Szimon Peres, szef izraelskiego MSZ zastanawia się nad "ewentualnym jednostronnym wycofaniem się Izraela ze Strefy Gazy i całkowitym zawieszeniem broni". Informację taką podał dzisiaj izraelski dziennik "Maariv".

Wycofanie się Izraela ze Strefy Gazy, gdzie w około 20 osiedlach mieszka 6 tysięcy żydowskich osadników (na Zachodnim Brzegu jest ich ponad 200 tys.), miałoby - według Peresa - stworzyć warunki dla rozładowania konfliktu palestyńsko-izraelskiego. "Izraelski minister spraw zagranicznych sądzi, że Izrael powinien jednostronnie wycofać się ze Strefy Gazy, co pozwoliłoby Jaserowi Arafatowi na wstępne proklamowanie niepodległego Państwa Palestyńskiego na tym terytorium" - pisze "Maariv". Peres uważa, że pozwoliłoby to na "ogłoszenie całkowitego zawieszenia broni, wznowienie kontaktów w sprawie bezpieczeństwa, aresztowanie przez stronę palestyńską wszystkich odpowiedzialnych za terroryzm oraz dokonanie innych posunięć zmierzających do przywrócenia zaufania". Peres oświadczył wcześniej, że premier Ariel Szaron nie narzucił mu ograniczeń w nawiązywaniu kontaktów z Palestyńczykami, w tym również z Jaserem Arafatem.
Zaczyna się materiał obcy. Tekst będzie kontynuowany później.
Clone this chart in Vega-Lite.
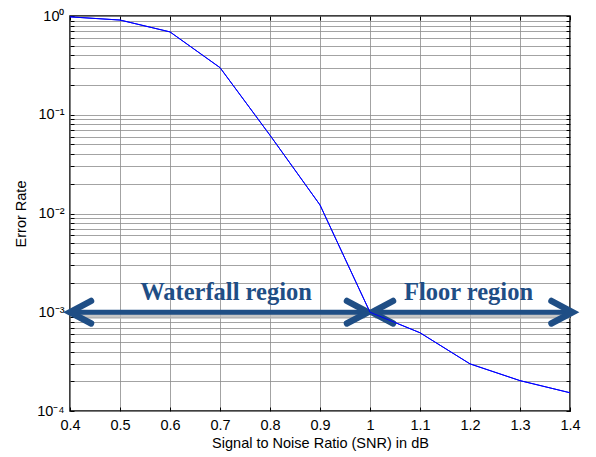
{
  "$schema": "https://vega.github.io/schema/vega-lite/v6.json",
  "autosize": {"type": "none"},
  "padding": {"left": 70, "top": 16, "right": 26, "bottom": 46},
  "width": 500,
  "height": 395,
  "background": "white",
  "config": {
    "view": {"stroke": "black", "strokeWidth": 1.5},
    "font": "Liberation Sans"
  },
  "datasets": {
    "curve": [
      {"snr": 0.4, "err": 0.98},
      {"snr": 0.5, "err": 0.91},
      {"snr": 0.6, "err": 0.69},
      {"snr": 0.7, "err": 0.30},
      {"snr": 0.8, "err": 0.062},
      {"snr": 0.9, "err": 0.0122},
      {"snr": 1.0, "err": 0.001},
      {"snr": 1.1, "err": 0.00062},
      {"snr": 1.2, "err": 0.00030},
      {"snr": 1.3, "err": 0.000203},
      {"snr": 1.4, "err": 0.000153}
    ],
    "shafts": [
      {"x": 0.4, "x2": 0.99, "y": 0.001},
      {"x": 1.01, "x2": 1.4, "y": 0.001}
    ],
    "shadows": [
      {"x": 0.41, "x2": 0.99, "y": 0.00091},
      {"x": 1.01, "x2": 1.4, "y": 0.00091}
    ],
    "chevrons": [
      {"id": "a", "o": 0, "x": 0.442, "y": 0.0013},
      {"id": "a", "o": 1, "x": 0.4, "y": 0.001},
      {"id": "a", "o": 2, "x": 0.442, "y": 0.00077},
      {"id": "b", "o": 0, "x": 0.954, "y": 0.0013},
      {"id": "b", "o": 1, "x": 0.996, "y": 0.001},
      {"id": "b", "o": 2, "x": 0.954, "y": 0.00077},
      {"id": "c", "o": 0, "x": 1.046, "y": 0.0013},
      {"id": "c", "o": 1, "x": 1.004, "y": 0.001},
      {"id": "c", "o": 2, "x": 1.046, "y": 0.00077},
      {"id": "d", "o": 0, "x": 1.363, "y": 0.0013},
      {"id": "d", "o": 1, "x": 1.405, "y": 0.001},
      {"id": "d", "o": 2, "x": 1.363, "y": 0.00077}
    ],
    "labels": [
      {"x": 0.712, "y": 0.00133, "t": "Waterfall region"},
      {"x": 1.197, "y": 0.00133, "t": "Floor region"}
    ]
  },
  "resolve": {"axis": {"x": "independent", "y": "independent"}},
  "layer": [
    {
      "data": {"name": "curve"},
      "mark": {"type": "line", "opacity": 0},
      "encoding": {
        "x": {"field": "snr", "type": "quantitative",
          "scale": {"domain": [0.4, 1.4], "nice": false, "zero": false},
          "axis": {"orient": "top", "labels": false, "title": null, "grid": false,
            "values": [0.4,0.5,0.6,0.7,0.8,0.9,1.0,1.1,1.2,1.3,1.4],
            "domain": false, "tickSize": -4, "tickColor": "black", "tickWidth": 1}},
        "y": {"field": "err", "type": "quantitative",
          "scale": {"type": "log", "domain": [0.0001, 1], "nice": false},
          "axis": {"orient": "right", "labels": false, "title": null, "grid": false,
            "values": [0.0001,0.0002,0.0003,0.0004,0.0005,0.0006,0.0007,0.0008,0.0009,0.001,0.002,0.003,0.004,0.005,0.006,0.007,0.008,0.009,0.01,0.02,0.03,0.04,0.05,0.06,0.07,0.08,0.09,0.1,0.2,0.3,0.4,0.5,0.6,0.7,0.8,0.9,1],
            "domain": false, "tickSize": -4, "tickColor": "black", "tickWidth": 1}}
      }
    },
    {
      "data": {"name": "curve"},
      "mark": {"type": "line", "color": "#0000FF", "strokeWidth": 1},
      "encoding": {
        "x": {"field": "snr", "type": "quantitative",
          "axis": {"orient": "bottom", "title": "Signal to Noise Ratio (SNR) in dB",
            "values": [0.4,0.5,0.6,0.7,0.8,0.9,1.0,1.1,1.2,1.3,1.4], "format": "~g",
            "grid": true, "gridColor": "#8c8c8c", "gridWidth": 1, "gridOpacity": 0.8,
            "domain": false, "tickSize": -4, "tickColor": "black", "tickWidth": 1,
            "labelPadding": 11, "labelFontSize": 14.5, "labelColor": "black",
            "labelFont": "Liberation Sans", "labelFlush": false,
            "titleFont": "Liberation Sans", "titleFontSize": 14.5, "titleFontWeight": "normal",
            "titleColor": "black", "titlePadding": 5}},
        "y": {"field": "err", "type": "quantitative",
          "axis": {"orient": "left", "title": "Error Rate",
            "values": [0.0001,0.0002,0.0003,0.0004,0.0005,0.0006,0.0007,0.0008,0.0009,0.001,0.002,0.003,0.004,0.005,0.006,0.007,0.008,0.009,0.01,0.02,0.03,0.04,0.05,0.06,0.07,0.08,0.09,0.1,0.2,0.3,0.4,0.5,0.6,0.7,0.8,0.9,1],
            "labelExpr": "datum.value == 1 ? '10⁰' : datum.value == 0.1 ? '10⁻¹' : datum.value == 0.01 ? '10⁻²' : datum.value == 0.001 ? '10⁻³' : datum.value == 0.0001 ? '10⁻⁴' : ''",
            "grid": true, "gridColor": "#8c8c8c", "gridWidth": 1, "gridOpacity": 0.8,
            "domain": false, "tickSize": -4, "tickColor": "black", "tickWidth": 1,
            "labelPadding": 10, "labelFontSize": 14.5, "labelColor": "black",
            "labelFont": "Liberation Sans", "labelOverlap": false, "labelFlush": false,
            "titleFont": "Liberation Sans", "titleFontSize": 14.5, "titleFontWeight": "normal",
            "titleColor": "black", "titlePadding": 8}}
      }
    },
    {
      "data": {"name": "shadows"},
      "mark": {"type": "rule", "color": "#b8b8b8", "strokeWidth": 5, "opacity": 0.8},
      "encoding": {
        "x": {"field": "x", "type": "quantitative", "axis": null},
        "x2": {"field": "x2"},
        "y": {"field": "y", "type": "quantitative", "axis": null}
      }
    },
    {
      "data": {"name": "shafts"},
      "mark": {"type": "rule", "color": "#1F4E85", "strokeWidth": 5},
      "encoding": {
        "x": {"field": "x", "type": "quantitative", "axis": null},
        "x2": {"field": "x2"},
        "y": {"field": "y", "type": "quantitative", "axis": null}
      }
    },
    {
      "data": {"name": "chevrons"},
      "mark": {"type": "line", "color": "#1F4E85", "strokeWidth": 6.5, "strokeCap": "round", "strokeJoin": "miter", "clip": false},
      "encoding": {
        "x": {"field": "x", "type": "quantitative", "axis": null},
        "y": {"field": "y", "type": "quantitative", "axis": null},
        "detail": {"field": "id"},
        "order": {"field": "o"}
      }
    },
    {
      "data": {"name": "curve"},
      "mark": {"type": "line", "color": "#0000FF", "strokeWidth": 1},
      "encoding": {
        "x": {"field": "snr", "type": "quantitative", "axis": null},
        "y": {"field": "err", "type": "quantitative", "axis": null}
      }
    },
    {
      "data": {"name": "labels"},
      "mark": {"type": "text", "font": "Liberation Serif", "fontWeight": "bold", "fontSize": 24.5, "color": "#1F4E85", "baseline": "alphabetic", "align": "center"},
      "encoding": {
        "x": {"field": "x", "type": "quantitative", "axis": null},
        "y": {"field": "y", "type": "quantitative", "axis": null},
        "text": {"field": "t"}
      }
    }
  ]
}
Tym samym Peres zaprzeczył wypowiedziom różnych izraelskich oficjeli, według których minister spraw zagranicznych nie może podjąć rozmów z przewodniczącym Autonomii Palestyńskiej bez wcześniejszego specjalnego zezwolenia premiera. W ubiegłym tygodniu Palestyńczycy przeprowadzili dwa krwawe zamachy terrorystyczne w Izraelu - w czwartek w Jerozolimie zginęło 18 osób, a w niedzielę koło Hajfy śmierć poniósł zamachowiec, a rannych zostało ok. 20 osób.